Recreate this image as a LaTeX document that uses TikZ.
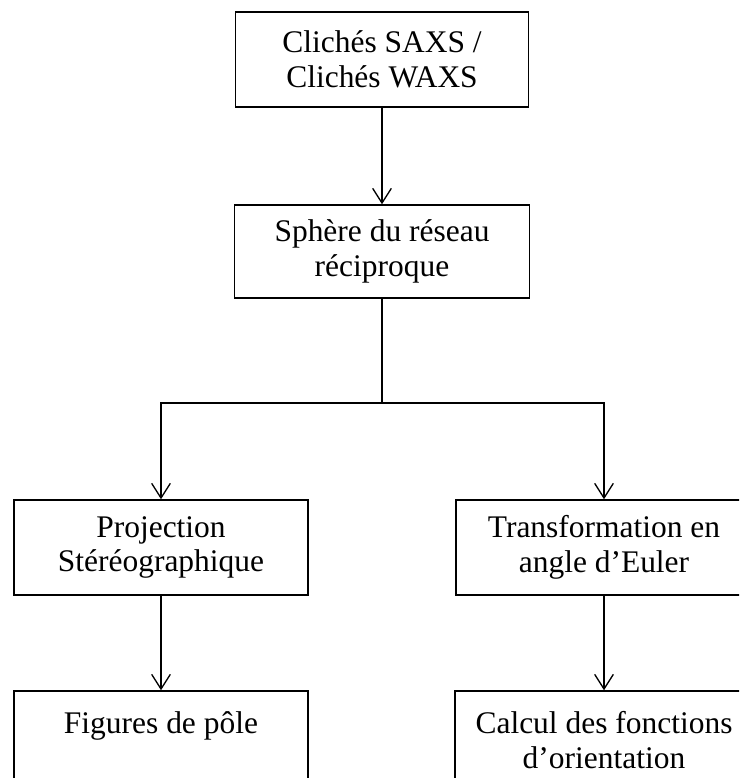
\documentclass[tikz,border=0pt]{standalone}
\usepackage{fontspec}
\setmainfont{Liberation Serif}
\usetikzlibrary{arrows.meta}
\begin{document}
\begin{tikzpicture}[x=0.75pt,y=-0.75pt,
  box/.style={draw,line width=1.1pt,rectangle,align=center,inner sep=0pt,
    font=\fontsize{23.6}{26.2}\selectfont},
  conn/.style={line width=1.1pt},
  arr/.style={conn,-{Straight Barb[length=11pt,width=14pt,line width=1pt]}}]
\useasboundingbox (0,0) rectangle (739,778);
\clip (0,0) rectangle (739,778);
\fill[white] (0,0) rectangle (739,778);
\node[box,minimum width=293*0.75pt,minimum height=95*0.75pt] (b1) at (382,59.5) {Clichés SAXS /\\Clichés WAXS};
\node[box,minimum width=295*0.75pt,minimum height=93*0.75pt] (b2) at (382,251.5) {Sphère du réseau\\réciproque};
\node[box,minimum width=294*0.75pt,minimum height=95*0.75pt] (b3l) at (161,547.5) {Projection\\Stéréographique};
\node[box,minimum width=296*0.75pt,minimum height=95*0.75pt] (b3r) at (604,547.5) {Transformation en\\angle d’Euler};
\node[box,minimum width=294*0.75pt,minimum height=99*0.75pt] (b4l) at (161,740.5) {Figures de pôle\\\mbox{}};
\node[box,minimum width=298*0.75pt,minimum height=99*0.75pt] (b4r) at (604,740.5) {Calcul des fonctions\\d’orientation};
\coordinate (j) at (382,403);
\draw[arr] (b1) -- (b2);
\draw[conn] (b2) -- (j);
\draw[arr] (j) -| (b3l);
\draw[arr] (j) -| (b3r);
\draw[arr] (b3l) -- (b4l);
\draw[arr] (b3r) -- (b4r);
\end{tikzpicture}
\end{document}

::::

WHAT YOU SHOULD DO
Omit the pictures, then quote the rest of the material above exactly.

TASK ANSWER
Recreate this image as a LaTeX document that uses TikZ.
\documentclass[tikz,border=0pt]{standalone}
\usepackage{fontspec}
\setmainfont{Liberation Serif}
\usetikzlibrary{arrows.meta}
\begin{document}
\begin{tikzpicture}[x=0.75pt,y=-0.75pt,
  box/.style={draw,line width=1.1pt,rectangle,align=center,inner sep=0pt,
    font=\fontsize{23.6}{26.2}\selectfont},
  conn/.style={line width=1.1pt},
  arr/.style={conn,-{Straight Barb[length=11pt,width=14pt,line width=1pt]}}]
\useasboundingbox (0,0) rectangle (739,778);
\clip (0,0) rectangle (739,778);
\fill[white] (0,0) rectangle (739,778);
\node[box,minimum width=293*0.75pt,minimum height=95*0.75pt] (b1) at (382,59.5) {Clichés SAXS /\\Clichés WAXS};
\node[box,minimum width=295*0.75pt,minimum height=93*0.75pt] (b2) at (382,251.5) {Sphère du réseau\\réciproque};
\node[box,minimum width=294*0.75pt,minimum height=95*0.75pt] (b3l) at (161,547.5) {Projection\\Stéréographique};
\node[box,minimum width=296*0.75pt,minimum height=95*0.75pt] (b3r) at (604,547.5) {Transformation en\\angle d’Euler};
\node[box,minimum width=294*0.75pt,minimum height=99*0.75pt] (b4l) at (161,740.5) {Figures de pôle\\\mbox{}};
\node[box,minimum width=298*0.75pt,minimum height=99*0.75pt] (b4r) at (604,740.5) {Calcul des fonctions\\d’orientation};
\coordinate (j) at (382,403);
\draw[arr] (b1) -- (b2);
\draw[conn] (b2) -- (j);
\draw[arr] (j) -| (b3l);
\draw[arr] (j) -| (b3r);
\draw[arr] (b3l) -- (b4l);
\draw[arr] (b3r) -- (b4r);
\end{tikzpicture}
\end{document}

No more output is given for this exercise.